Aim:
Determine how many lines contain the string "this", then reply with that figure only.

[Figure scripts]
#####
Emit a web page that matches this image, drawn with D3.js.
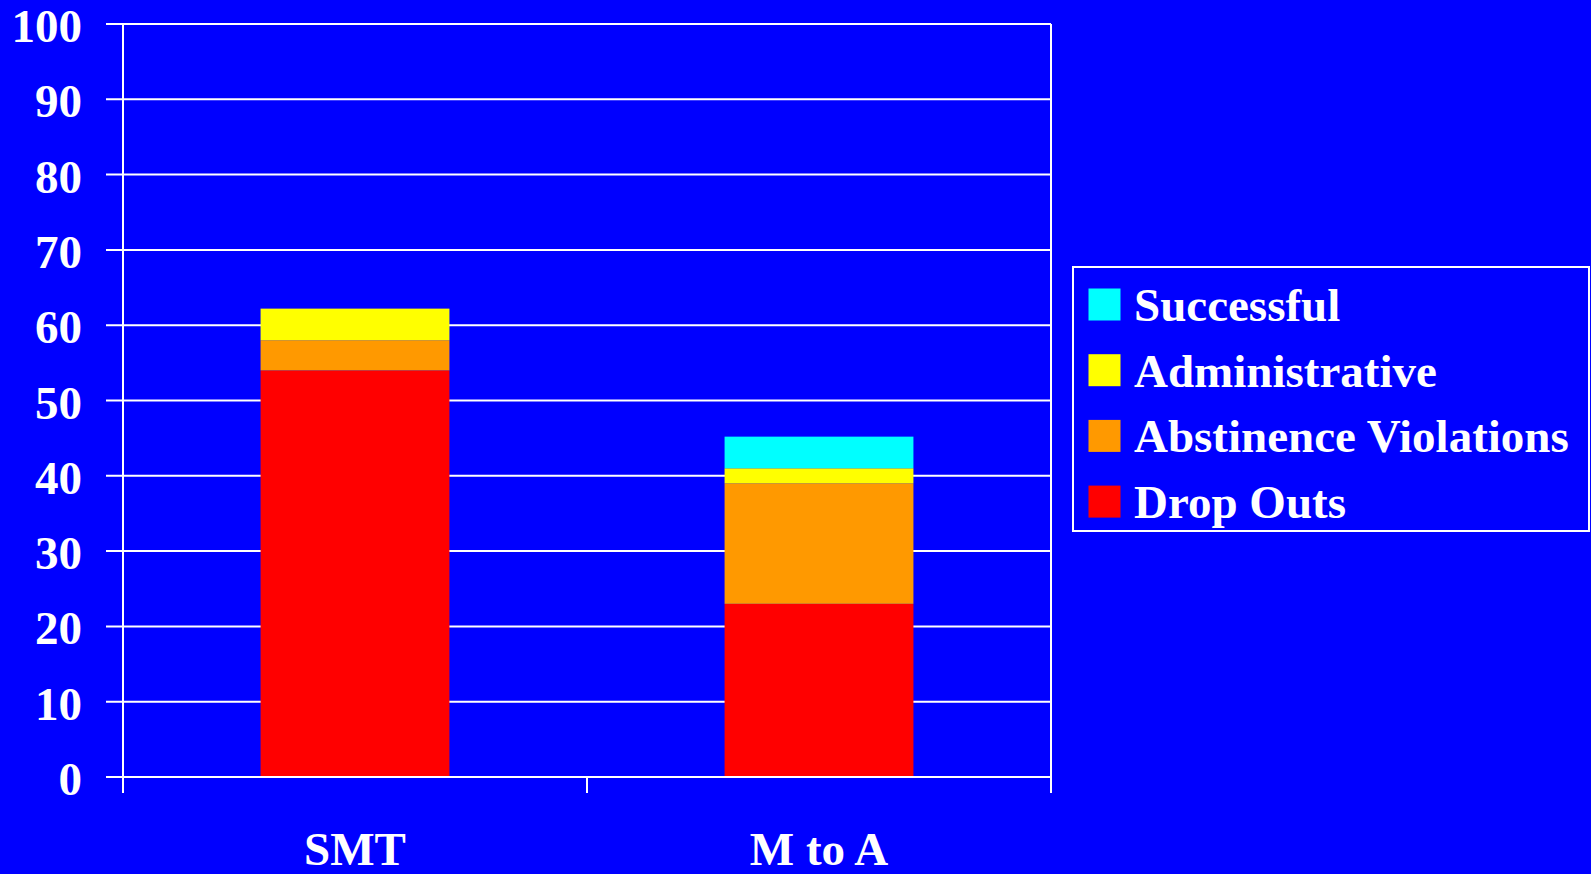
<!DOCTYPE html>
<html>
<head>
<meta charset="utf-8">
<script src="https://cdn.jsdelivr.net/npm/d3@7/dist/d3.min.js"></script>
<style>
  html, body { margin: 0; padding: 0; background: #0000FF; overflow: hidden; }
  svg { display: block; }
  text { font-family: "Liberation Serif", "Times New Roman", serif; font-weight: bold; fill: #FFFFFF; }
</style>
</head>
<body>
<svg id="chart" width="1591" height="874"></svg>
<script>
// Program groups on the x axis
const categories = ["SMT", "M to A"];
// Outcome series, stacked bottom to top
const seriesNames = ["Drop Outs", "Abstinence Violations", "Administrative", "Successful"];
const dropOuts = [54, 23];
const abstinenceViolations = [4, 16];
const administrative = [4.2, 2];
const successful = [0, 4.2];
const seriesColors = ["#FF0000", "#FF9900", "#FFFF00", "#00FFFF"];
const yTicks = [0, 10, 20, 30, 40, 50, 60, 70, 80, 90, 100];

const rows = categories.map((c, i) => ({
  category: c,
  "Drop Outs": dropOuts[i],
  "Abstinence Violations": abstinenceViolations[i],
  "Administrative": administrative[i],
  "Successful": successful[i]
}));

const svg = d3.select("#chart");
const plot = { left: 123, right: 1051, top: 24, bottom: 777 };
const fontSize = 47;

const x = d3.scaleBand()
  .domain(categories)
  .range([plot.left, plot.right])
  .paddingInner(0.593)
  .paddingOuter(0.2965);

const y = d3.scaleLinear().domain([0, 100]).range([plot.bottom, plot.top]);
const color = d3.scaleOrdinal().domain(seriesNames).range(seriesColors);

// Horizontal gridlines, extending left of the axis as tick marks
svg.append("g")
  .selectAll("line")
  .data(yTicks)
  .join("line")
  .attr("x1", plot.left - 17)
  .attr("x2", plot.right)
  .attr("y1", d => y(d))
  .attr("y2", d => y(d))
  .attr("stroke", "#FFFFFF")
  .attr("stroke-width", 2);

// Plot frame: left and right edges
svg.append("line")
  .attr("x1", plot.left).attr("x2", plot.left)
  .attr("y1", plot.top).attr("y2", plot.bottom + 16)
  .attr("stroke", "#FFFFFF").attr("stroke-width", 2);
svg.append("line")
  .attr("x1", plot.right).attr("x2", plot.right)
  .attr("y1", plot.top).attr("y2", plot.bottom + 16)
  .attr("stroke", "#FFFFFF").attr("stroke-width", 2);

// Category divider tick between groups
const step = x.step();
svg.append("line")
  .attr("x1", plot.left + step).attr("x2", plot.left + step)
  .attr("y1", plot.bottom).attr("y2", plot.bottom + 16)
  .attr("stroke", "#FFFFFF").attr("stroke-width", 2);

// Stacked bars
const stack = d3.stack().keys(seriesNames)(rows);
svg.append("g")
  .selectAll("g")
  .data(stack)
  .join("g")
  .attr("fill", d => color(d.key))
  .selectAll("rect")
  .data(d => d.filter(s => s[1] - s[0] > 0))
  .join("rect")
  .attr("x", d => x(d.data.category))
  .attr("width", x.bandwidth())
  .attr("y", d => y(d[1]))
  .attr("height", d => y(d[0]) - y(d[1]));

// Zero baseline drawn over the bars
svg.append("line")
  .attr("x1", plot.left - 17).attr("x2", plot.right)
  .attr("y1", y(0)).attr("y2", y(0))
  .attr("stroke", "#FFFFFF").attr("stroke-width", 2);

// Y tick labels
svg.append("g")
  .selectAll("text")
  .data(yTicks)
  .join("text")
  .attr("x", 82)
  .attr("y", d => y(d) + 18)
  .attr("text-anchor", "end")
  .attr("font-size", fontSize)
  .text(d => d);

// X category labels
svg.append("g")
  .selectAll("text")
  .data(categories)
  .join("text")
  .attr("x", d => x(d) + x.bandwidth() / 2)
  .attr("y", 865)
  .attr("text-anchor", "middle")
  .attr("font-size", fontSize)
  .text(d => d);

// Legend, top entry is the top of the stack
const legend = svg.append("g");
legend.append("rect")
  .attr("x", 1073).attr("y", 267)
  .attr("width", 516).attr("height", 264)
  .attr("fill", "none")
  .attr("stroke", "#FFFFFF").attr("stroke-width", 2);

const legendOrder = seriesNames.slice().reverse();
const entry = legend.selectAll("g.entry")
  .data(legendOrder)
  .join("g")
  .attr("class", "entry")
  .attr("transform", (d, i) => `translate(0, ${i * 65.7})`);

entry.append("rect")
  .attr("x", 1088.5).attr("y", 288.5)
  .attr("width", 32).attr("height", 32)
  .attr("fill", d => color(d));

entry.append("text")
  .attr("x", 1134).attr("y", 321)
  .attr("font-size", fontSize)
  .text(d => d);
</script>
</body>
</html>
#####
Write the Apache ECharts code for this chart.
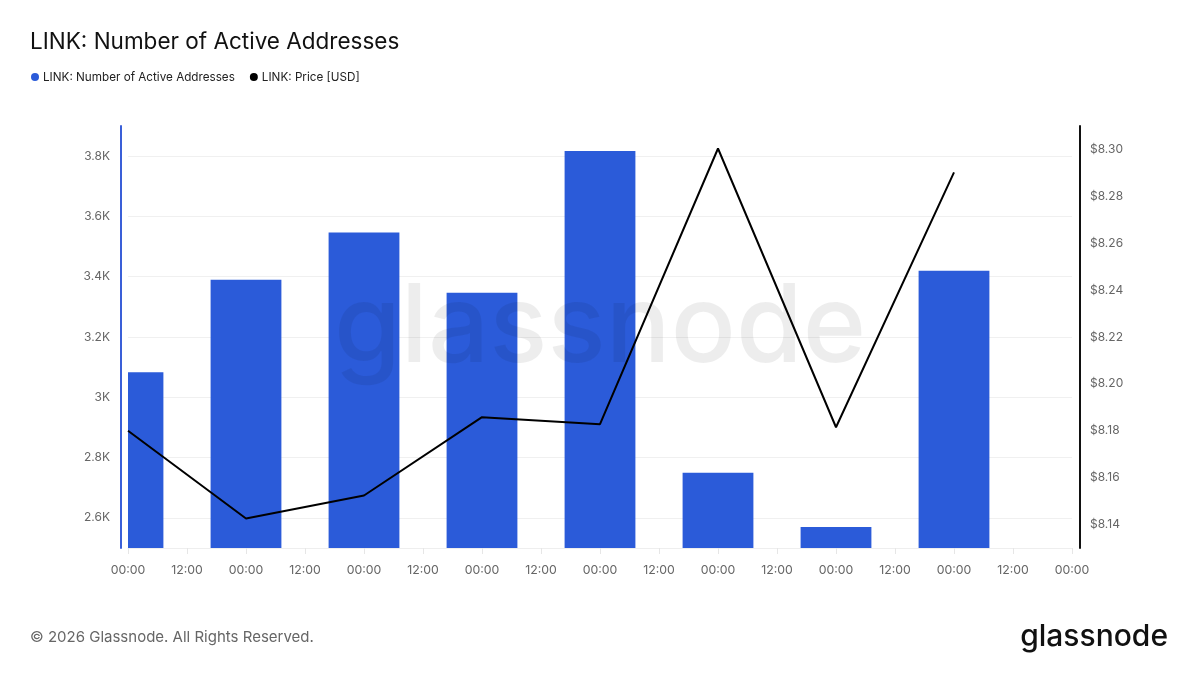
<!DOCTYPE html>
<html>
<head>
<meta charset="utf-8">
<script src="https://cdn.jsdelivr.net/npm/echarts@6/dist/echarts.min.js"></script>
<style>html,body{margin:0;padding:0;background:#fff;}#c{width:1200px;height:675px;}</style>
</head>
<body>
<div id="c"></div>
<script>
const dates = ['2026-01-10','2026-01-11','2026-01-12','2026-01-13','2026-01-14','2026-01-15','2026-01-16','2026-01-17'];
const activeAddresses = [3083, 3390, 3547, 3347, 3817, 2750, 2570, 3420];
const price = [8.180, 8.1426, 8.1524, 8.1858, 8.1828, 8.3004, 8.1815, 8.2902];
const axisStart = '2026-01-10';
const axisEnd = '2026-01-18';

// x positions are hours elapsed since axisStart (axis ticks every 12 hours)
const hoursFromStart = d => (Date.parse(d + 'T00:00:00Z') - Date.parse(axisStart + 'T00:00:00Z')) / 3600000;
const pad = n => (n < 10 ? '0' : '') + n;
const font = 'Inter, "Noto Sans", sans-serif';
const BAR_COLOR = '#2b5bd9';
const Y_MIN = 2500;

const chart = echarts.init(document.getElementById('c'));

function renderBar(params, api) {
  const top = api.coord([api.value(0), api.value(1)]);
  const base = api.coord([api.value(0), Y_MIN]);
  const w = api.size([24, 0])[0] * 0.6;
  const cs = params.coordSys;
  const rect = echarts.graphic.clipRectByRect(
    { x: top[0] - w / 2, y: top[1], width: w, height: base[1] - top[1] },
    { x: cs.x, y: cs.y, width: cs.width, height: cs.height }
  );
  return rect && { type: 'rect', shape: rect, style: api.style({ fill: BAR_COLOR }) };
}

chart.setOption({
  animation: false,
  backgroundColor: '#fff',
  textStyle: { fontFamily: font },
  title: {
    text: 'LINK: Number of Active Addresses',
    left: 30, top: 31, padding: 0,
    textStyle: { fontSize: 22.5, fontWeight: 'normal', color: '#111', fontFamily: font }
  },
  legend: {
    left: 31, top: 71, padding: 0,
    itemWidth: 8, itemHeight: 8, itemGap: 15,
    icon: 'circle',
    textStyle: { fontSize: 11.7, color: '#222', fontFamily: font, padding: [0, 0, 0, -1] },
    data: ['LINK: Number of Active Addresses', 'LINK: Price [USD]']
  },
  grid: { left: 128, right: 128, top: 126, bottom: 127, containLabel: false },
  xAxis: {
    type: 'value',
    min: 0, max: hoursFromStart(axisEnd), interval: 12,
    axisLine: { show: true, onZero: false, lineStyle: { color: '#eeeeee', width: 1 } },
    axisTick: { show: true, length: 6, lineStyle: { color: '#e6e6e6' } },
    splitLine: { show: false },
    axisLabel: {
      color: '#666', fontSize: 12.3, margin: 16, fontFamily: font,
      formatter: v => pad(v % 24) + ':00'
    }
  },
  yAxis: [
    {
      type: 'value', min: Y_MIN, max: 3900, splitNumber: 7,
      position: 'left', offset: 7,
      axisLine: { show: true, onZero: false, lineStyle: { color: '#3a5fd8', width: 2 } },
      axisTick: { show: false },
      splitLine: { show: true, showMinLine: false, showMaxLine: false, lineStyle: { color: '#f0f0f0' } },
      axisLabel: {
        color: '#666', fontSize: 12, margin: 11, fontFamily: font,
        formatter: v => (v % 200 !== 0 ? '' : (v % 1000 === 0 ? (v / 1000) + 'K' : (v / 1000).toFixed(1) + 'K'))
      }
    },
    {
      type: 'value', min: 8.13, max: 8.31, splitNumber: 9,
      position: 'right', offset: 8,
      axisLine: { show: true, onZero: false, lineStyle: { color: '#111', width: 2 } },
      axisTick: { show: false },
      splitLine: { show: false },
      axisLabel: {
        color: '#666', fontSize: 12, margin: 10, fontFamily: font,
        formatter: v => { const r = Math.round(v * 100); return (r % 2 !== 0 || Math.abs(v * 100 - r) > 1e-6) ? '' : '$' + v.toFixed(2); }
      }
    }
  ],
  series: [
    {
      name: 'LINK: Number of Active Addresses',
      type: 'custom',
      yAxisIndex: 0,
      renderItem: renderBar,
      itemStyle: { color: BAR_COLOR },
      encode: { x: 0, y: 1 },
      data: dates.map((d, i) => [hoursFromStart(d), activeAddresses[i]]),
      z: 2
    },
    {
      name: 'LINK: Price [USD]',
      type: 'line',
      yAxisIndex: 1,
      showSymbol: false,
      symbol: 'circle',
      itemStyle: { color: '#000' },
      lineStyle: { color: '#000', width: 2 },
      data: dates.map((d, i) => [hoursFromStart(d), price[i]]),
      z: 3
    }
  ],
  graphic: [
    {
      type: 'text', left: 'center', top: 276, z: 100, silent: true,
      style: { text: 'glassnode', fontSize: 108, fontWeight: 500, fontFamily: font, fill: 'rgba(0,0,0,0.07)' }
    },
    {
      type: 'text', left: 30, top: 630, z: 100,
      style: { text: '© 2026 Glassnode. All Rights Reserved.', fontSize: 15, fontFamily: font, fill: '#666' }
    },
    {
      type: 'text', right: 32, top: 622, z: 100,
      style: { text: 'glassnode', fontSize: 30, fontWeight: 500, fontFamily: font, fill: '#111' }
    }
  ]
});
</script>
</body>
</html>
#####
Expected answer:
2